WHAT IS EXPECTED -
Give back every line exactly as it appears, pictures excluded.

Entries with chart source code -
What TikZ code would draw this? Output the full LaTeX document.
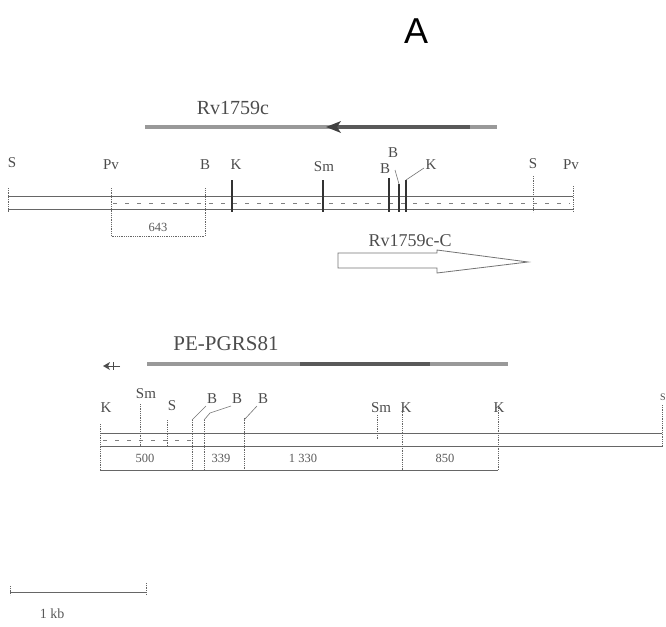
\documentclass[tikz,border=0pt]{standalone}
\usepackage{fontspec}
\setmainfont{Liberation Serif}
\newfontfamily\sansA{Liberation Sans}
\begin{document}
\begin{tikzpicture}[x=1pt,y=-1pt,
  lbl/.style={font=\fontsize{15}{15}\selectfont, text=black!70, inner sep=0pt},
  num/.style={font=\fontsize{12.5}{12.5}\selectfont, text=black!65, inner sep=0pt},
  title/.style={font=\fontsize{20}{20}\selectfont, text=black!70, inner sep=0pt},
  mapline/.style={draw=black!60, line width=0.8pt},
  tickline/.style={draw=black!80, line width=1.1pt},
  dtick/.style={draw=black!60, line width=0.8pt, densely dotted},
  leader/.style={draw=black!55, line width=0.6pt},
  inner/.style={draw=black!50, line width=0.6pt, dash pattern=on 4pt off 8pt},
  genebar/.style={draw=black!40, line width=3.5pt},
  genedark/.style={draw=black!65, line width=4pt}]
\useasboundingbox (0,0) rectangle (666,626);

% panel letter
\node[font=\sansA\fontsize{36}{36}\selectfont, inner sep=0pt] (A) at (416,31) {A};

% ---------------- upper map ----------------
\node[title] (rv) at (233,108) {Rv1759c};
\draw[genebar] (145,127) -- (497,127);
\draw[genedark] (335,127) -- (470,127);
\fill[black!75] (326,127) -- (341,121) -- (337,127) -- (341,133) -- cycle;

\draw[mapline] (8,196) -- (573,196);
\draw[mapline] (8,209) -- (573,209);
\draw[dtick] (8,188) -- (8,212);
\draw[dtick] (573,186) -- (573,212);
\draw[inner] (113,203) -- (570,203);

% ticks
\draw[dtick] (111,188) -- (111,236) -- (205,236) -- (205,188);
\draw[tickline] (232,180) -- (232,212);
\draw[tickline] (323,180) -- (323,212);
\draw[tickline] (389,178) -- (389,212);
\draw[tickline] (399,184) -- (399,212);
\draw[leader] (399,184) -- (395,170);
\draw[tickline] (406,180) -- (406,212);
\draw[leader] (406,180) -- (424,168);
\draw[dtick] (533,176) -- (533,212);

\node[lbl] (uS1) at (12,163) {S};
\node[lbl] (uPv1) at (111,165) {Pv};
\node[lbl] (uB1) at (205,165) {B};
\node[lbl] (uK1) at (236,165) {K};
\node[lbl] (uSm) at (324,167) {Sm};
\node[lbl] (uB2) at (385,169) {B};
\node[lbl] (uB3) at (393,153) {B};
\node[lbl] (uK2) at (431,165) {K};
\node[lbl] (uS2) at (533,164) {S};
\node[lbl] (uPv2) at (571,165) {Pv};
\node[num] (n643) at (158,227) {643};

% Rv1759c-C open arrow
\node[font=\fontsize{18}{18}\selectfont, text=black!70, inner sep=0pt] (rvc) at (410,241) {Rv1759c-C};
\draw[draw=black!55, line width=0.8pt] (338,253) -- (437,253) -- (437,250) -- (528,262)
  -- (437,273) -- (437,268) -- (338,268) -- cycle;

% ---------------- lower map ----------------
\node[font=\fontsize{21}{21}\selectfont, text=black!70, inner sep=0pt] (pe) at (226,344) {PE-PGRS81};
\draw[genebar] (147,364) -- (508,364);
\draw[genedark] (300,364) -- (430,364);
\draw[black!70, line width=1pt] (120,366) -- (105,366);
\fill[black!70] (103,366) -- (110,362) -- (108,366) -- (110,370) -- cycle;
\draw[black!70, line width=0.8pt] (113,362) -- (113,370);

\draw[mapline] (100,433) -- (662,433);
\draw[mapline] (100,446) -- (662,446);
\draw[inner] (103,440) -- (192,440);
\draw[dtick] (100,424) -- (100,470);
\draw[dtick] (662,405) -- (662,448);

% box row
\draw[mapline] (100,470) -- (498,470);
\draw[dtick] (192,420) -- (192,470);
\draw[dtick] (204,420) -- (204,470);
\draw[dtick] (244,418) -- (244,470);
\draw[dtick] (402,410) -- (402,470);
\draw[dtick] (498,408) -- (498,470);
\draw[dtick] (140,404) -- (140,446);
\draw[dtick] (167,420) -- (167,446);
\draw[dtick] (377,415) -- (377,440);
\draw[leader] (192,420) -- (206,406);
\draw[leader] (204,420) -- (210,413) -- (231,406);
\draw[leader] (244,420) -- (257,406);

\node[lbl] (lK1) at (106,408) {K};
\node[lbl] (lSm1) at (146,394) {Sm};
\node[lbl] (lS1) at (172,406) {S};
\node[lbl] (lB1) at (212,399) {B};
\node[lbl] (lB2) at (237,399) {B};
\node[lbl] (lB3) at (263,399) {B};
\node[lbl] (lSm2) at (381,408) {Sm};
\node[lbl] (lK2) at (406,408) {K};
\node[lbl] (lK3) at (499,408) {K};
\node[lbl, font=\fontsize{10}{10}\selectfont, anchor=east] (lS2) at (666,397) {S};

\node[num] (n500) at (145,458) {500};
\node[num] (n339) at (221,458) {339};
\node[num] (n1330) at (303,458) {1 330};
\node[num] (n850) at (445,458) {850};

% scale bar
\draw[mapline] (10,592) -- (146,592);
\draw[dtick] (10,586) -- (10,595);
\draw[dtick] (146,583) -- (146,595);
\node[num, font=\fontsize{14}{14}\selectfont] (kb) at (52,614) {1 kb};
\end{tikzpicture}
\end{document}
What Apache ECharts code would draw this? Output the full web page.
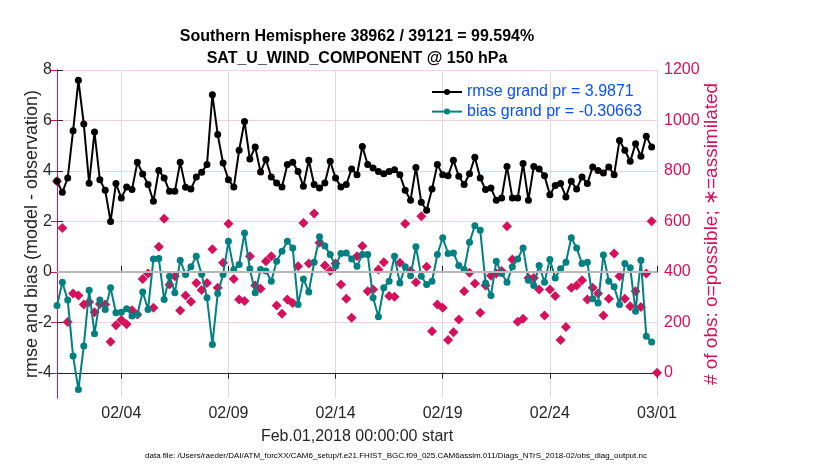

SOLUTION TO THIS PROBLEM -
What TikZ code would draw this? Output the full LaTeX document.
\documentclass[tikz,border=0pt]{standalone}
\usepackage{fontspec}
\setmainfont{Liberation Serif}
\newfontfamily\sansA{Liberation Sans}
\begin{document}
\begin{tikzpicture}[x=1pt,y=-1pt,
  lbl/.style={font=\fontsize{15}{15}\selectfont, text=black!70, inner sep=0pt},
  num/.style={font=\fontsize{12.5}{12.5}\selectfont, text=black!65, inner sep=0pt},
  title/.style={font=\fontsize{20}{20}\selectfont, text=black!70, inner sep=0pt},
  mapline/.style={draw=black!60, line width=0.8pt},
  tickline/.style={draw=black!80, line width=1.1pt},
  dtick/.style={draw=black!60, line width=0.8pt, densely dotted},
  leader/.style={draw=black!55, line width=0.6pt},
  inner/.style={draw=black!50, line width=0.6pt, dash pattern=on 4pt off 8pt},
  genebar/.style={draw=black!40, line width=3.5pt},
  genedark/.style={draw=black!65, line width=4pt}]
\useasboundingbox (0,0) rectangle (666,626);

% panel letter
\node[font=\sansA\fontsize{36}{36}\selectfont, inner sep=0pt] (A) at (416,31) {A};

% ---------------- upper map ----------------
\node[title] (rv) at (233,108) {Rv1759c};
\draw[genebar] (145,127) -- (497,127);
\draw[genedark] (335,127) -- (470,127);
\fill[black!75] (326,127) -- (341,121) -- (337,127) -- (341,133) -- cycle;

\draw[mapline] (8,196) -- (573,196);
\draw[mapline] (8,209) -- (573,209);
\draw[dtick] (8,188) -- (8,212);
\draw[dtick] (573,186) -- (573,212);
\draw[inner] (113,203) -- (570,203);

% ticks
\draw[dtick] (111,188) -- (111,236) -- (205,236) -- (205,188);
\draw[tickline] (232,180) -- (232,212);
\draw[tickline] (323,180) -- (323,212);
\draw[tickline] (389,178) -- (389,212);
\draw[tickline] (399,184) -- (399,212);
\draw[leader] (399,184) -- (395,170);
\draw[tickline] (406,180) -- (406,212);
\draw[leader] (406,180) -- (424,168);
\draw[dtick] (533,176) -- (533,212);

\node[lbl] (uS1) at (12,163) {S};
\node[lbl] (uPv1) at (111,165) {Pv};
\node[lbl] (uB1) at (205,165) {B};
\node[lbl] (uK1) at (236,165) {K};
\node[lbl] (uSm) at (324,167) {Sm};
\node[lbl] (uB2) at (385,169) {B};
\node[lbl] (uB3) at (393,153) {B};
\node[lbl] (uK2) at (431,165) {K};
\node[lbl] (uS2) at (533,164) {S};
\node[lbl] (uPv2) at (571,165) {Pv};
\node[num] (n643) at (158,227) {643};

% Rv1759c-C open arrow
\node[font=\fontsize{18}{18}\selectfont, text=black!70, inner sep=0pt] (rvc) at (410,241) {Rv1759c-C};
\draw[draw=black!55, line width=0.8pt] (338,253) -- (437,253) -- (437,250) -- (528,262)
  -- (437,273) -- (437,268) -- (338,268) -- cycle;

% ---------------- lower map ----------------
\node[font=\fontsize{21}{21}\selectfont, text=black!70, inner sep=0pt] (pe) at (226,344) {PE-PGRS81};
\draw[genebar] (147,364) -- (508,364);
\draw[genedark] (300,364) -- (430,364);
\draw[black!70, line width=1pt] (120,366) -- (105,366);
\fill[black!70] (103,366) -- (110,362) -- (108,366) -- (110,370) -- cycle;
\draw[black!70, line width=0.8pt] (113,362) -- (113,370);

\draw[mapline] (100,433) -- (662,433);
\draw[mapline] (100,446) -- (662,446);
\draw[inner] (103,440) -- (192,440);
\draw[dtick] (100,424) -- (100,470);
\draw[dtick] (662,405) -- (662,448);

% box row
\draw[mapline] (100,470) -- (498,470);
\draw[dtick] (192,420) -- (192,470);
\draw[dtick] (204,420) -- (204,470);
\draw[dtick] (244,418) -- (244,470);
\draw[dtick] (402,410) -- (402,470);
\draw[dtick] (498,408) -- (498,470);
\draw[dtick] (140,404) -- (140,446);
\draw[dtick] (167,420) -- (167,446);
\draw[dtick] (377,415) -- (377,440);
\draw[leader] (192,420) -- (206,406);
\draw[leader] (204,420) -- (210,413) -- (231,406);
\draw[leader] (244,420) -- (257,406);

\node[lbl] (lK1) at (106,408) {K};
\node[lbl] (lSm1) at (146,394) {Sm};
\node[lbl] (lS1) at (172,406) {S};
\node[lbl] (lB1) at (212,399) {B};
\node[lbl] (lB2) at (237,399) {B};
\node[lbl] (lB3) at (263,399) {B};
\node[lbl] (lSm2) at (381,408) {Sm};
\node[lbl] (lK2) at (406,408) {K};
\node[lbl] (lK3) at (499,408) {K};
\node[lbl, font=\fontsize{10}{10}\selectfont, anchor=east] (lS2) at (666,397) {S};

\node[num] (n500) at (145,458) {500};
\node[num] (n339) at (221,458) {339};
\node[num] (n1330) at (303,458) {1 330};
\node[num] (n850) at (445,458) {850};

% scale bar
\draw[mapline] (10,592) -- (146,592);
\draw[dtick] (10,586) -- (10,595);
\draw[dtick] (146,583) -- (146,595);
\node[num, font=\fontsize{14}{14}\selectfont] (kb) at (52,614) {1 kb};
\end{tikzpicture}
\end{document}
What Apache ECharts code would draw this? Output the full web page.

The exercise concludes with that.